Co-pyrolytic kinetic and interaction mechanisms and products of pineapple rind and low density polyethylene

The complementariness of biomass residues and plastic waste may be leveraged into fuels and other chemicals via co-pyrolysis in order to decrease our dependence on fossil fuels and increase the circularity of waste streams. The co-pyrolysis of pineapple rind (PR) and low density polyethylene (LDPE) was conducted to characterize its kinetic and interaction mechanisms and products. The co-pyrolysis was best elucidated by three stages where synergistic (facilitative) and antagonistic (inhibitory) effects dominated at below and above 495 ℃, respectively. The activation energy requirement was lower for the co-pyrolysis than the individual PR or LDPE. The lowest co-pyrolysis activation energy (129.17 kJ/mol) occurred with the addition of 50% LDPE. F1, F1, F2, and R2 mechanisms best described the co-pyrolytic kinetics of the blend sample with 50% LDPE at four temperatures.
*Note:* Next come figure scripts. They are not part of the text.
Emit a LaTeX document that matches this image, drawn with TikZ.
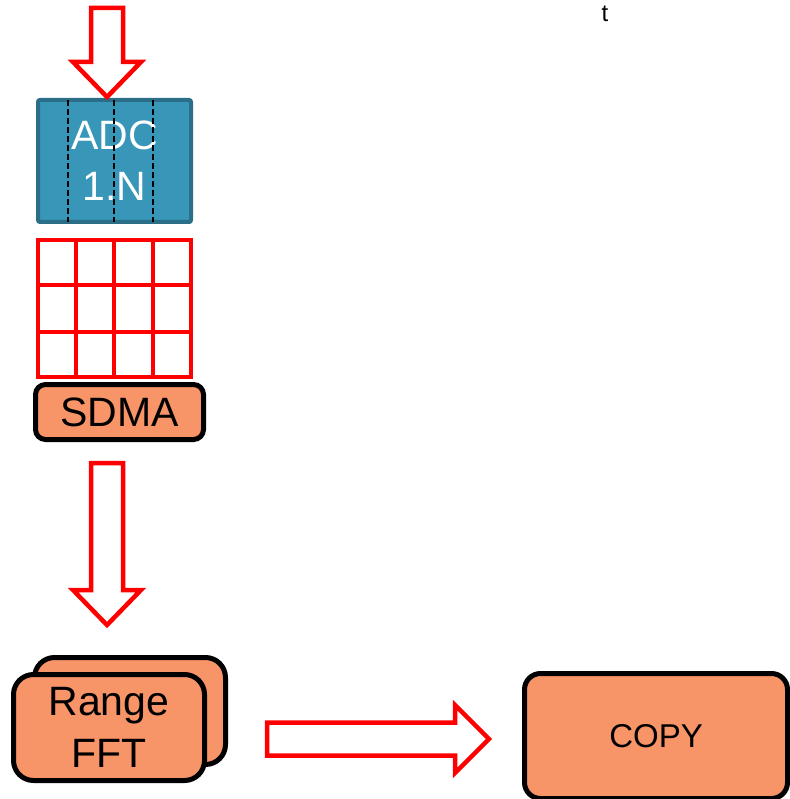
\documentclass[tikz,border=0pt]{standalone}
\usepackage{fontspec}
\setmainfont{Liberation Sans}
\usetikzlibrary{calc}
\definecolor{adcblue}{RGB}{56,150,185}
\definecolor{adcedge}{RGB}{42,110,136}
\definecolor{salmon}{RGB}{247,148,104}

\begin{document}
\begin{tikzpicture}[x=1pt,y=-1pt,
 every node/.style={align=center,inner sep=0pt},
 adcbox/.style={draw=adcedge,fill=adcblue,line width=4pt,rounded corners=2pt,text=white,minimum width=153pt,minimum height=122pt,font=\fontsize{41}{51}\selectfont},
 engine/.style={draw=black,fill=salmon,line width=5pt,rounded corners=#1,font=\fontsize{41}{52}\selectfont},
 engine/.default=10pt,
 gridline/.style={draw=red,line width=4.5pt},
 divider/.style={dash pattern=on 6pt off 3pt,line width=1.8pt},
 blockarrow/.style={draw=red,fill=white,line width=4.5pt}
]
\useasboundingbox (0,0) rectangle (789,799);
\node[font=\fontsize{24}{28}\selectfont] (tlabel) at (605,14) {t};
% ADC with its channel dividers
\node[adcbox] (adc) at (114.5,161) {ADC\\1.N};
\foreach \x in {68,114,153} \draw[divider] (\x,100) -- (\x,222);
% sample buffer
\node[gridline,minimum width=153pt,minimum height=137pt] (buf) at (114.5,308.5) {};
\foreach \x in {76,114,153} \draw[gridline] (\x,240) -- (\x,377);
\foreach \y in {285,332} \draw[gridline] (38,\y) -- (191,\y);
\node[engine,minimum width=168pt,minimum height=55pt] (sdma) at (119.5,412) {SDMA};
% range FFT, two stacked engines
\node[engine=20pt,minimum width=191pt,minimum height=107pt] (fftback) at (130,711) {};
\node[engine=20pt,minimum width=191pt,minimum height=106pt] (fft) at (109,727.5) {Range\\FFT};
\node[engine=16pt,minimum width=263pt,minimum height=125pt,font=\fontsize{33}{40}\selectfont] (copy) at (656,736) {COPY};
% block arrows
\coordinate (adcin) at (107,8);
\coordinate (sdmaout) at (107,463);
\coordinate (fftout) at (267,739);
\draw[blockarrow] (adcin) -- ++(16,0) -- ++(0,54) -- ++(18,0) -- ++(-34,35) -- ++(-34,-35) -- ++(18,0) -- ++(0,-54) -- cycle;
\draw[blockarrow] (sdmaout) -- ++(16,0) -- ++(0,127) -- ++(18,0) -- ++(-34,35) -- ++(-34,-35) -- ++(18,0) -- ++(0,-127) -- cycle;
\draw[blockarrow] (fftout) -- ++(0,-16.5) -- ++(188,0) -- ++(0,-17.5) -- ++(34,34) -- ++(-34,34) -- ++(0,-17.5) -- ++(-188,0) -- cycle;
\end{tikzpicture}
\end{document}
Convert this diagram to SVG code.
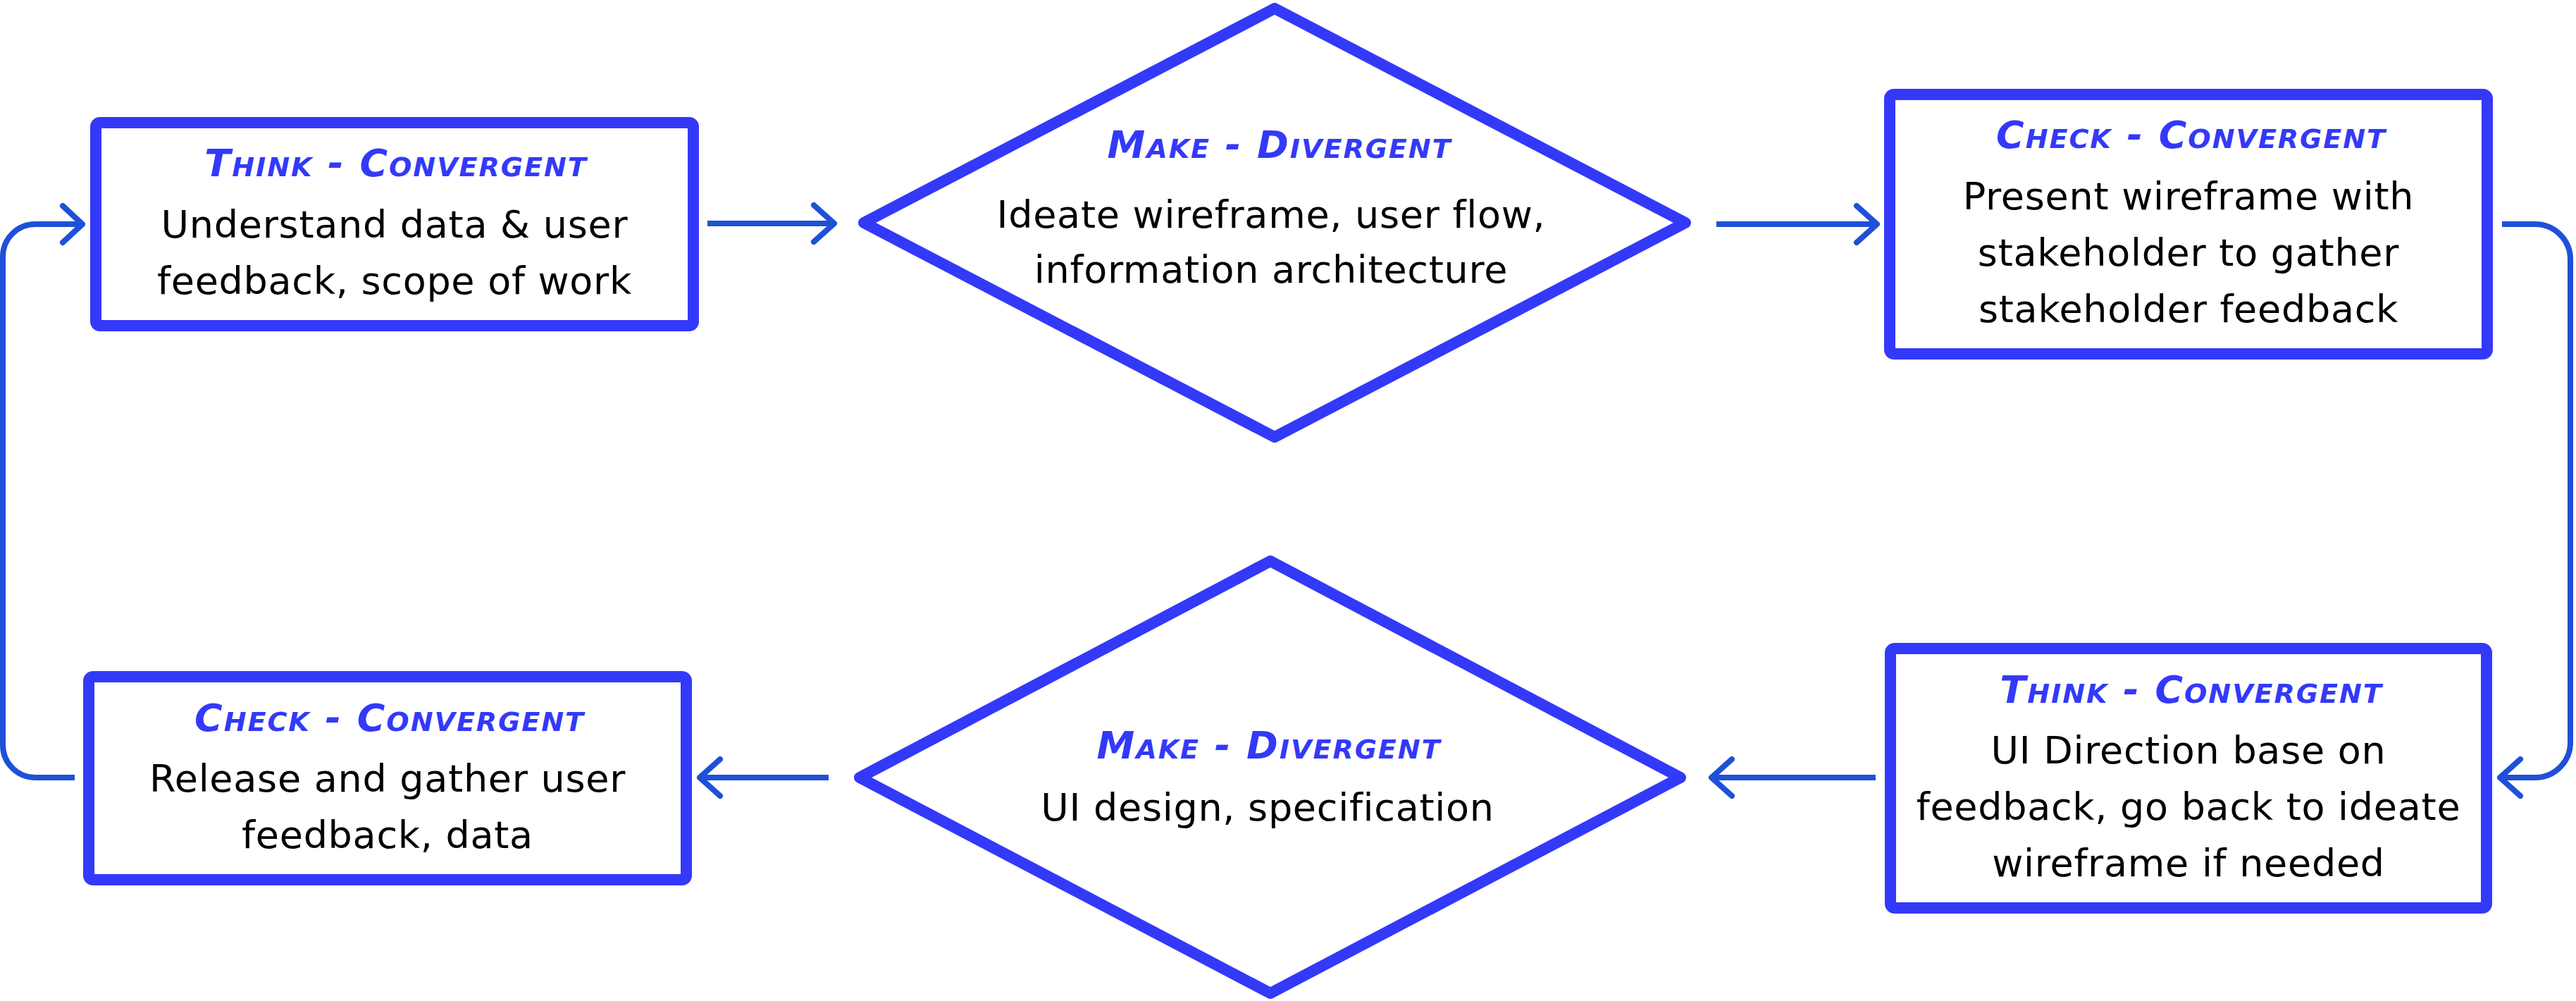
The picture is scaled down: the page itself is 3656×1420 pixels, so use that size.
<svg xmlns="http://www.w3.org/2000/svg" width="3656" height="1420" viewBox="0 0 3656 1420">
  <style>
    .node { fill: #ffffff; stroke: #3339F9; stroke-width: 16; stroke-linejoin: round; }
    .title { font-family: "DejaVu Sans", "Liberation Sans", sans-serif; font-weight: bold; font-style: italic; font-variant: small-caps; font-size: 54px; fill: #3339F9; text-anchor: middle; letter-spacing: 2px; }
    .body { font-family: "DejaVu Sans", "Liberation Sans", sans-serif; font-size: 54px; fill: #000000; text-anchor: middle; letter-spacing: 0.7px; }
    .conn { fill: none; stroke: #1E50D8; stroke-width: 8; stroke-linecap: round; stroke-linejoin: round; }
    .conn-line { fill: none; stroke: #1E50D8; stroke-width: 8; stroke-linecap: butt; stroke-linejoin: round; }
  </style>
  <rect width="3656" height="1420" fill="#ffffff"/>

  <g id="connectors">
    <!-- box1 -> diamond1 -->
    <path class="conn-line" d="M1004 317 H1182"/>
    <path class="conn" d="M1155 291 L1184 317 L1155 343"/>
    <!-- diamond1 -> check box 1 -->
    <path class="conn-line" d="M2436 318 H2662"/>
    <path class="conn" d="M2635 292 L2664 318 L2635 344"/>
    <!-- check box 1 -> think box 2 (right loop) -->
    <path class="conn-line" d="M3551 318 H3598 A50 50 0 0 1 3648 368 V1053 A50 50 0 0 1 3598 1103 H3550"/>
    <path class="conn" d="M3577 1077 L3548 1103 L3577 1129"/>
    <!-- think box 2 -> diamond 2 -->
    <path class="conn-line" d="M2662 1103 H2431"/>
    <path class="conn" d="M2458 1077 L2429 1103 L2458 1129"/>
    <!-- diamond 2 -> check box 2 -->
    <path class="conn-line" d="M1176 1103 H994"/>
    <path class="conn" d="M1022 1077 L993 1103 L1022 1129"/>
    <!-- check box 2 -> box 1 (left loop) -->
    <path class="conn-line" d="M106 1103 H50 A46 46 0 0 1 4 1057 V364 A46 46 0 0 1 50 318 H115"/>
    <path class="conn" d="M89 292 L117 318 L89 344"/>
  </g>

  <g id="think-1">
    <rect class="node" x="136" y="174" width="848" height="288" rx="6"/>
    <text class="title" x="562" y="250">Think - Convergent</text>
    <text class="body" x="560" y="337">Understand data &amp; user</text>
    <text class="body" x="560" y="417">feedback, scope of work</text>
  </g>

  <g id="make-1">
    <polygon class="node" points="1809,12 2392,316 1809,620 1226,316"/>
    <text class="title" x="1816" y="224">Make - Divergent</text>
    <text class="body" x="1804" y="323">Ideate wireframe, user flow,</text>
    <text class="body" x="1804" y="401">information architecture</text>
  </g>

  <g id="check-1">
    <rect class="node" x="2682" y="134" width="848" height="368" rx="6"/>
    <text class="title" x="3110" y="210">Check - Convergent</text>
    <text class="body" x="3106" y="297">Present wireframe with</text>
    <text class="body" x="3106" y="377">stakeholder to gather</text>
    <text class="body" x="3106" y="457">stakeholder feedback</text>
  </g>

  <g id="think-2">
    <rect class="node" x="2683" y="920" width="846" height="368" rx="6"/>
    <text class="title" x="3110" y="997">Think - Convergent</text>
    <text class="body" x="3106" y="1083">UI Direction base on</text>
    <text class="body" x="3106" y="1163">feedback, go back to ideate</text>
    <text class="body" x="3106" y="1243">wireframe if needed</text>
  </g>

  <g id="make-2">
    <polygon class="node" points="1803,796 2385,1103 1803,1409 1220,1103"/>
    <text class="title" x="1801" y="1076">Make - Divergent</text>
    <text class="body" x="1799" y="1164">UI design, specification</text>
  </g>

  <g id="check-2">
    <rect class="node" x="126" y="960" width="848" height="288" rx="6"/>
    <text class="title" x="553" y="1037">Check - Convergent</text>
    <text class="body" x="550" y="1123">Release and gather user</text>
    <text class="body" x="550" y="1203">feedback, data</text>
  </g>
</svg>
The co-pyrolysis inhibited the production of CO2 and promoted the formation of CH4. The production of acids, aldehydes, and ketones fell significantly during the co-pyrolysis. The variation of these compounds improved the quality of pyrolytic oils. The multi-objective optimization based on the best-fit artificial neural network pointed to the range of 550–800 ℃ and 10 ℃/min for the co-pyrolysis of 50% LDPE and 50% PR as the optimal operational conditions. This study provided new and actionable insights into the optimization of the co-pyrolysis of fruit residues and plastic polymers.